Tuesday, June 23rd, 2009

I was having a conversation at lunch recently with some people who are anxiously awaiting LHC data.  Okay, everyone wants data to analyze so we can discover the secrets of the universe, but the course of some people’s lives are determined by when, or whether or not, the LHC starts colliding particles, something completely outside their control.

Graduate students in physics typically take about 6 years to get a PhD.  If you take much longer than that, people may ask “what took you so long?” and overlook you for other positions later.  There is also the slight issue of living on a graduate student salary for longer than six years.  So with the LHC delay, many US graduate students (including one from the Stony Brook group I am a part of) who were doing research at the LHC and expecting to use data from the LHC are heading back to Fermilab in Illinois to do research using the Tevatron collider, which is recording data right now.  Most of these people preferred the physics of the LHC, but because of the LHC delays are choosing what is likely to be a quicker way out of graduate school.

Similar problems confront postdocs like me, who are waiting for data to improve our chances of landing another position in the field.  Some postdocs I’ve known, after waiting long enough, have decided to leave the field rather than wait any longer.  And of course there are plenty of non-tenured faculty waiting for data so they can get tenure at universities.

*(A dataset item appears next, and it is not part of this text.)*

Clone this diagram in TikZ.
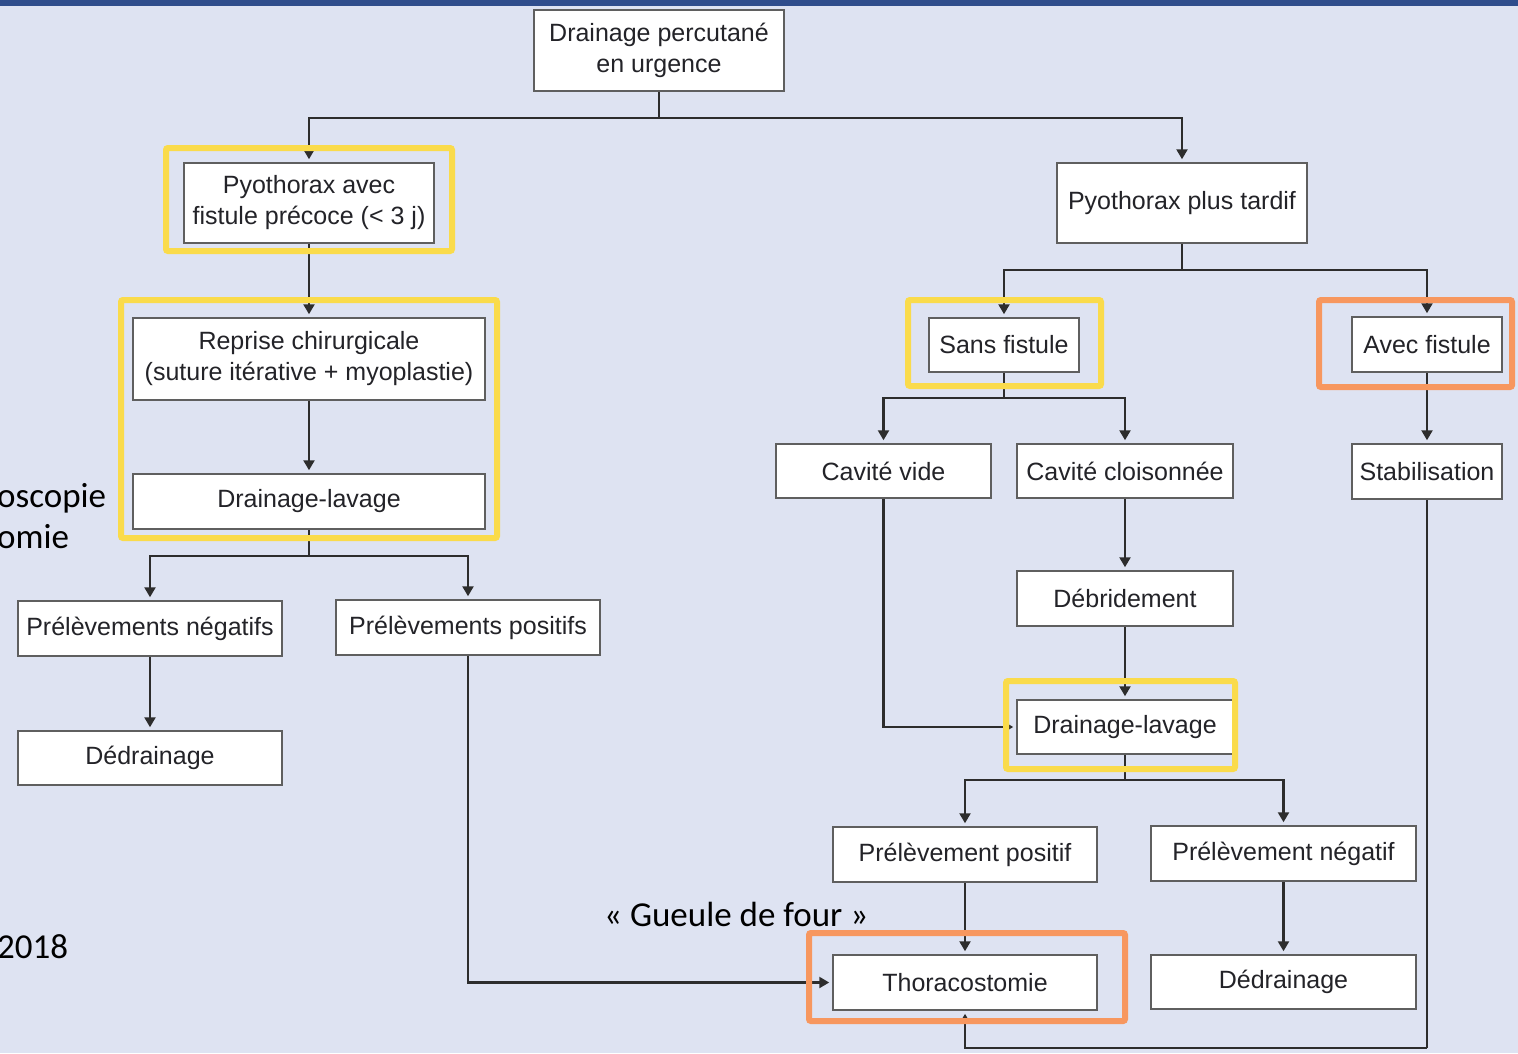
\documentclass[tikz,border=0pt]{standalone}
\usepackage{fontspec}
\setmainfont{Liberation Sans}
\newfontfamily\calib{Carlito}
\usetikzlibrary{arrows.meta}
\definecolor{bgc}{RGB}{222,227,242}
\definecolor{barc}{RGB}{47,77,140}
\definecolor{boxc}{RGB}{95,95,95}
\definecolor{lnc}{RGB}{45,45,45}
\definecolor{txt}{RGB}{35,35,40}
\definecolor{hly}{RGB}{250,219,75}
\definecolor{hlo}{RGB}{247,151,95}
\begin{document}
\begin{tikzpicture}[x=1pt,y=-1pt,
  box/.style={draw=boxc, line width=1.5pt, fill=white, inner sep=0pt, align=center,
    font=\fontsize{25}{31}\selectfont, text=txt},
  ln/.style={draw=lnc, line width=2.3pt},
  arr/.style={ln, -{Triangle[width=11pt,length=10pt]}, shorten >=3pt},
  hly/.style={draw=hly, line width=6pt, rounded corners=2pt},
  hlo/.style={draw=hlo, line width=6pt, rounded corners=2pt},
  side/.style={inner sep=0pt, anchor=base west, font=\calib\fontsize{35}{40}\selectfont, text=black}]
\useasboundingbox (0,0) rectangle (1518,1053);
\fill[bgc] (0,0) rectangle (1518,1053);
\fill[barc] (0,0) rectangle (1518,6);

% side texts
\node[side] (t1) at (-3,507) {oscopie};
\node[side] (t2) at (-3,548) {omie};
\node[side] (t3) at (-3,958) {2018};
\node[side] (t4) at (604,926) {« Gueule de four »};

% boxes
\node[box, minimum width=250pt, minimum height=81pt] (top) at (659,50.5) {Drainage percutané\\en urgence};
\node[box, minimum width=250pt, minimum height=80pt] (pyoA) at (309,203) {Pyothorax avec\\fistule précoce (< 3 j)};
\node[box, minimum width=250pt, minimum height=80pt] (pyoB) at (1182,203) {Pyothorax plus tardif};
\node[box, minimum width=352pt, minimum height=82pt] (rep) at (309,359) {Reprise chirurgicale\\(suture itérative + myoplastie)};
\node[box, minimum width=352pt, minimum height=55pt] (dlA) at (309,501.5) {Drainage-lavage};
\node[box, minimum width=264pt, minimum height=55pt] (pnA) at (150,628.5) {Prélèvements négatifs};
\node[box, minimum width=264pt, minimum height=55pt] (ppA) at (468,627.5) {Prélèvements positifs};
\node[box, minimum width=264pt, minimum height=54pt] (dedA) at (150,758) {Dédrainage};
\node[box, minimum width=150pt, minimum height=54pt] (sans) at (1004,345) {Sans fistule};
\node[box, minimum width=150pt, minimum height=55pt] (avec) at (1427,344.5) {Avec fistule};
\node[box, minimum width=215pt, minimum height=54pt] (vide) at (883.5,471) {Cavité vide};
\node[box, minimum width=216pt, minimum height=54pt] (clois) at (1125,471) {Cavité cloisonnée};
\node[box, minimum width=150pt, minimum height=55pt] (stab) at (1427,471.5) {Stabilisation};
\node[box, minimum width=216pt, minimum height=55pt] (debr) at (1125,598.5) {Débridement};
\node[box, minimum width=216pt, minimum height=54pt] (dlB) at (1125,727) {Drainage-lavage};
\node[box, minimum width=264pt, minimum height=55pt] (ppB) at (965,854.5) {Prélèvement positif};
\node[box, minimum width=265pt, minimum height=55pt] (pnB) at (1283.5,853.5) {Prélèvement négatif};
\node[box, minimum width=264pt, minimum height=55pt] (thor) at (965,982.5) {Thoracostomie};
\node[box, minimum width=265pt, minimum height=54pt] (dedB) at (1283.5,982) {Dédrainage};

% junctions
\coordinate (j1) at (659,118);
\coordinate (j2) at (309,556);
\coordinate (j3) at (1182,270);
\coordinate (j4) at (1004,398);
\coordinate (j5) at (1125,780);
\coordinate (j6) at (1427,1048);

% connectors
\draw[ln] (top.south) -- (j1);
\draw[arr] (j1) -| (pyoA.north);
\draw[arr] (j1) -| (pyoB.north);
\draw[arr] (pyoA.south) -- (rep.north);
\draw[arr] (rep.south) -- (dlA.north);
\draw[ln] (dlA.south) -- (j2);
\draw[arr] (j2) -| (pnA.north);
\draw[arr] (j2) -| (ppA.north);
\draw[arr] (pnA.south) -- (dedA.north);
\draw[arr] (ppA.south) |- (thor.west);
\draw[ln] (pyoB.south) -- (j3);
\draw[arr] (j3) -| (sans.north);
\draw[arr] (j3) -| (avec.north);
\draw[ln] (sans.south) -- (j4);
\draw[arr] (j4) -| (vide.north);
\draw[arr] (j4) -| (clois.north);
\draw[arr] (avec.south) -- (stab.north);
\draw[arr] (clois.south) -- (debr.north);
\draw[arr] (debr.south) -- (dlB.north);
\draw[arr] (vide.south) |- (dlB.west);
\draw[ln] (dlB.south) -- (j5);
\draw[arr] (j5) -| (ppB.north);
\draw[arr] (j5) -| (pnB.north);
\draw[arr] (ppB.south) -- (thor.north);
\draw[arr] (pnB.south) -- (dedB.north);
\draw[ln] (stab.south) -- (j6);
\draw[arr] (j6) -| (thor.south);

% highlight frames
\draw[hly] (166,148) rectangle (452,251);
\draw[hly] (121,300) rectangle (497,538);
\draw[hly] (908,300) rectangle (1101,386);
\draw[hlo] (1319,300) rectangle (1512,387);
\draw[hly] (1006,681) rectangle (1235,769);
\draw[hlo] (809,933) rectangle (1125,1021);
\end{tikzpicture}
\end{document}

One question we spent quite a lot of time discussing at lunch was “do American students need data to graduate”?  It might seem obvious that you need data to do research but universities in Europe allow their PhD students to graduate using simulated data if no real data ia available.  They can develop calibration or other analysis strategies on simulated data, for example, that are later applied to real data.

Another question is whether this “real data” requirement of American universities will survive as experiments get bigger and bigger and timescales for them get longer and longer.  We didn’t come up with any answers, just more questions to ponder while waiting for data.


LHC update

Friday, June 19th, 2009

CERN has issued a press release on the progress of LHC repairs.  Most importantly, it says:

Director General Rolf Heuer confirmed that the Large Hadron Collider (LHC) remains on schedule for a restart this autumn, albeit about 2-3 weeks later than originally foreseen.

So when will we have collisions?  The release goes on to say that further tests are needed:

to determine the start-up date and initial operating energy of the LHC

The center-of-mass energy of collisions will be between 8 and 10 TeV.  The higher the energy that the LHC can achieve, the more new physics we will be able to do next year.  The center-of-mass energy goal of the LHC is 14 TeV.

Update: For those interested in more information, Symmetry Breaking has posted links to reports and presentations by two external committees that reviewed the systems put into place to prevent future incidents.